» **What this task involves**: Pictures stay out of this copy, which runs from the first line of the material through the line containing "const xTicks = [200, 260, 320, 380];".

Start of Dataset excerpt

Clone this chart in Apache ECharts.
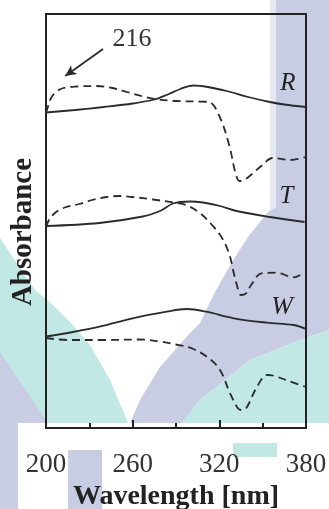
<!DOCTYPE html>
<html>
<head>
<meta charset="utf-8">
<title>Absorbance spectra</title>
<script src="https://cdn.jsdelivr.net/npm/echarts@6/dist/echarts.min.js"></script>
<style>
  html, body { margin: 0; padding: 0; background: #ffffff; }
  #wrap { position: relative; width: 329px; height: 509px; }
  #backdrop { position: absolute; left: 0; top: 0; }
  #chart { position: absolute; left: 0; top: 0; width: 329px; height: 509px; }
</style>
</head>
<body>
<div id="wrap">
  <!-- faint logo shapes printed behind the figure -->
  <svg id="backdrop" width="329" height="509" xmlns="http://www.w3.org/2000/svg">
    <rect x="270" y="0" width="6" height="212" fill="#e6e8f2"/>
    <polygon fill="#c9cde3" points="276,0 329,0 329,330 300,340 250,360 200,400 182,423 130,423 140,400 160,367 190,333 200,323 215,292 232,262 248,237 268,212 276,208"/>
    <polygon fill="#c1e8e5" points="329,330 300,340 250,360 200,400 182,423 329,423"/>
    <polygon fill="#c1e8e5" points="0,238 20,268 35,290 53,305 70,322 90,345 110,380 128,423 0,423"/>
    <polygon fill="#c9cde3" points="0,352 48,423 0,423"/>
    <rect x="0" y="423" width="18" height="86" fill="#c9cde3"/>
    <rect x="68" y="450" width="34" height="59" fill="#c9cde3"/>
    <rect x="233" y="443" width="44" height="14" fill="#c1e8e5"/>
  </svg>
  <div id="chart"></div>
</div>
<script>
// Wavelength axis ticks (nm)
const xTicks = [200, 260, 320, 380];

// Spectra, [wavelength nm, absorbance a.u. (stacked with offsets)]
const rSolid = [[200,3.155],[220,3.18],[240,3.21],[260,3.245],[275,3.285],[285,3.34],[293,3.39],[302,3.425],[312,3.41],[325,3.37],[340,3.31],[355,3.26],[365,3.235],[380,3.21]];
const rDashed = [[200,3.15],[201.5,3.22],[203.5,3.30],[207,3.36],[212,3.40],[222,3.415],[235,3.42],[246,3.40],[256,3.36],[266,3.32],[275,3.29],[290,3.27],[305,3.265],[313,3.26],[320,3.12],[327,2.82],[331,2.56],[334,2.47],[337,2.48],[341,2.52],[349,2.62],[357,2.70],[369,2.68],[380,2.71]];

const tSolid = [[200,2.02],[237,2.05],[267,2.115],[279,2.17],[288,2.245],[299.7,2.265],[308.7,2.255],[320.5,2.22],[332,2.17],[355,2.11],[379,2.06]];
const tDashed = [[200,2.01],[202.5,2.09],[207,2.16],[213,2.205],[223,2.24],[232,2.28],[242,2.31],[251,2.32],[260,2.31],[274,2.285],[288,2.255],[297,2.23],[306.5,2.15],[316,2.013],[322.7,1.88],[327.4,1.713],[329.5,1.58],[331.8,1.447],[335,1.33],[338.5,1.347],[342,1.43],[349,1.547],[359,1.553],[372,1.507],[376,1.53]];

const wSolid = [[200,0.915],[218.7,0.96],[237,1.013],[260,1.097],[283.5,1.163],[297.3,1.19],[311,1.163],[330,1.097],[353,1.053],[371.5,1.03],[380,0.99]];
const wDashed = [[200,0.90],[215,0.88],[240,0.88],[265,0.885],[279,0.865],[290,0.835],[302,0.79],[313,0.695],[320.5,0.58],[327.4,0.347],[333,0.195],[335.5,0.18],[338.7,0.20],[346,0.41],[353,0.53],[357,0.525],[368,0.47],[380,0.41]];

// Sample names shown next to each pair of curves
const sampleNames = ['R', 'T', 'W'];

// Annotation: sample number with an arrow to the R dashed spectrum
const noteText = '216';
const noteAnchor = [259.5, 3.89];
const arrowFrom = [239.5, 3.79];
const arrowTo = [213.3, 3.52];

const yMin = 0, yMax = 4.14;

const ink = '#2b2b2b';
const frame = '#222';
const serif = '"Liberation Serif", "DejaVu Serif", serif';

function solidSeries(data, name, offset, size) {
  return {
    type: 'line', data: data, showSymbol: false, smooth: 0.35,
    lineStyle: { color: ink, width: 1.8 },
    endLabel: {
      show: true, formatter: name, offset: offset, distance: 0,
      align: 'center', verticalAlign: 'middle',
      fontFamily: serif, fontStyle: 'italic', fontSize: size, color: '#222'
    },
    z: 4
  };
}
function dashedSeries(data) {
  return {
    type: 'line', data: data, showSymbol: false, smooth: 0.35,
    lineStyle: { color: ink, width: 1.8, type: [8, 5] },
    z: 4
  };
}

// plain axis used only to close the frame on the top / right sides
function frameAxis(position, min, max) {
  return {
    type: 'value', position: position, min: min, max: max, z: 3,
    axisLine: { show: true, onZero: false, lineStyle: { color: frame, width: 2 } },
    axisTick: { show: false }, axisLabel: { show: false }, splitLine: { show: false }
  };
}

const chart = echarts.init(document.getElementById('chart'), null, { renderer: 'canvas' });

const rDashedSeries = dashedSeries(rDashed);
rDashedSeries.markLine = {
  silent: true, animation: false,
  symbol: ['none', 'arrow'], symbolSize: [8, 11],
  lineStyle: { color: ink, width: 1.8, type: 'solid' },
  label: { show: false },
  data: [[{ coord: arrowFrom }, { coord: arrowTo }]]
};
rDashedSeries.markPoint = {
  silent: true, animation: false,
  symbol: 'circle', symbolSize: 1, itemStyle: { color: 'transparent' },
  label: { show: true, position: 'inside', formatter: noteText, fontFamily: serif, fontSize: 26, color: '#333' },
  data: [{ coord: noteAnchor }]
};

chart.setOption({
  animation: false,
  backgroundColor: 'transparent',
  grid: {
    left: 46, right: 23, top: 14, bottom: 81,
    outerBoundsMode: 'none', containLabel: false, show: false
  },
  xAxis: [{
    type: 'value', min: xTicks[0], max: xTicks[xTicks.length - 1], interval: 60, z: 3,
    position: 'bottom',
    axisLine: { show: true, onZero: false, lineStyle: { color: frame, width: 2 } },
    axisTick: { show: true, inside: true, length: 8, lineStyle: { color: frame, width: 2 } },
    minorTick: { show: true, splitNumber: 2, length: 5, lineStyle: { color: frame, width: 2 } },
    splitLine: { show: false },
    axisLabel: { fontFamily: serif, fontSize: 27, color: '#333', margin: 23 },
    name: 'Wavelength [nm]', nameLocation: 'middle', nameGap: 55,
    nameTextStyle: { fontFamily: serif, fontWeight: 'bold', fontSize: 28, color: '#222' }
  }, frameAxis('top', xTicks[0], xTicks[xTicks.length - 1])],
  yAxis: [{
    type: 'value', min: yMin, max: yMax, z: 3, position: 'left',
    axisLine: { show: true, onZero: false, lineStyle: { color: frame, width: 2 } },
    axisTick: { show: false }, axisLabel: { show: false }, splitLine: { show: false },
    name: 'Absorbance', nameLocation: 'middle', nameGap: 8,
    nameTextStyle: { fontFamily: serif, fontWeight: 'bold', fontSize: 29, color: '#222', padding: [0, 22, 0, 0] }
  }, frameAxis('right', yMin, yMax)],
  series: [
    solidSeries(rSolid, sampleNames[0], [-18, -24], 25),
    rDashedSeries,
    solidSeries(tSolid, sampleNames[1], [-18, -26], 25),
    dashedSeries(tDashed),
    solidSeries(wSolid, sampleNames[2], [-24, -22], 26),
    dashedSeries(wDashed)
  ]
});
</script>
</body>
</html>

End of Dataset excerpt

» **The solution**:
Clone this chart in Apache ECharts.
<!DOCTYPE html>
<html>
<head>
<meta charset="utf-8">
<title>Absorbance spectra</title>
<script src="https://cdn.jsdelivr.net/npm/echarts@6/dist/echarts.min.js"></script>
<style>
  html, body { margin: 0; padding: 0; background: #ffffff; }
  #wrap { position: relative; width: 329px; height: 509px; }
  #backdrop { position: absolute; left: 0; top: 0; }
  #chart { position: absolute; left: 0; top: 0; width: 329px; height: 509px; }
</style>
</head>
<body>
<div id="wrap">
  <!-- faint logo shapes printed behind the figure -->
  <svg id="backdrop" width="329" height="509" xmlns="http://www.w3.org/2000/svg">
    <rect x="270" y="0" width="6" height="212" fill="#e6e8f2"/>
    <polygon fill="#c9cde3" points="276,0 329,0 329,330 300,340 250,360 200,400 182,423 130,423 140,400 160,367 190,333 200,323 215,292 232,262 248,237 268,212 276,208"/>
    <polygon fill="#c1e8e5" points="329,330 300,340 250,360 200,400 182,423 329,423"/>
    <polygon fill="#c1e8e5" points="0,238 20,268 35,290 53,305 70,322 90,345 110,380 128,423 0,423"/>
    <polygon fill="#c9cde3" points="0,352 48,423 0,423"/>
    <rect x="0" y="423" width="18" height="86" fill="#c9cde3"/>
    <rect x="68" y="450" width="34" height="59" fill="#c9cde3"/>
    <rect x="233" y="443" width="44" height="14" fill="#c1e8e5"/>
  </svg>
  <div id="chart"></div>
</div>
<script>
// Wavelength axis ticks (nm)
const xTicks = [200, 260, 320, 380];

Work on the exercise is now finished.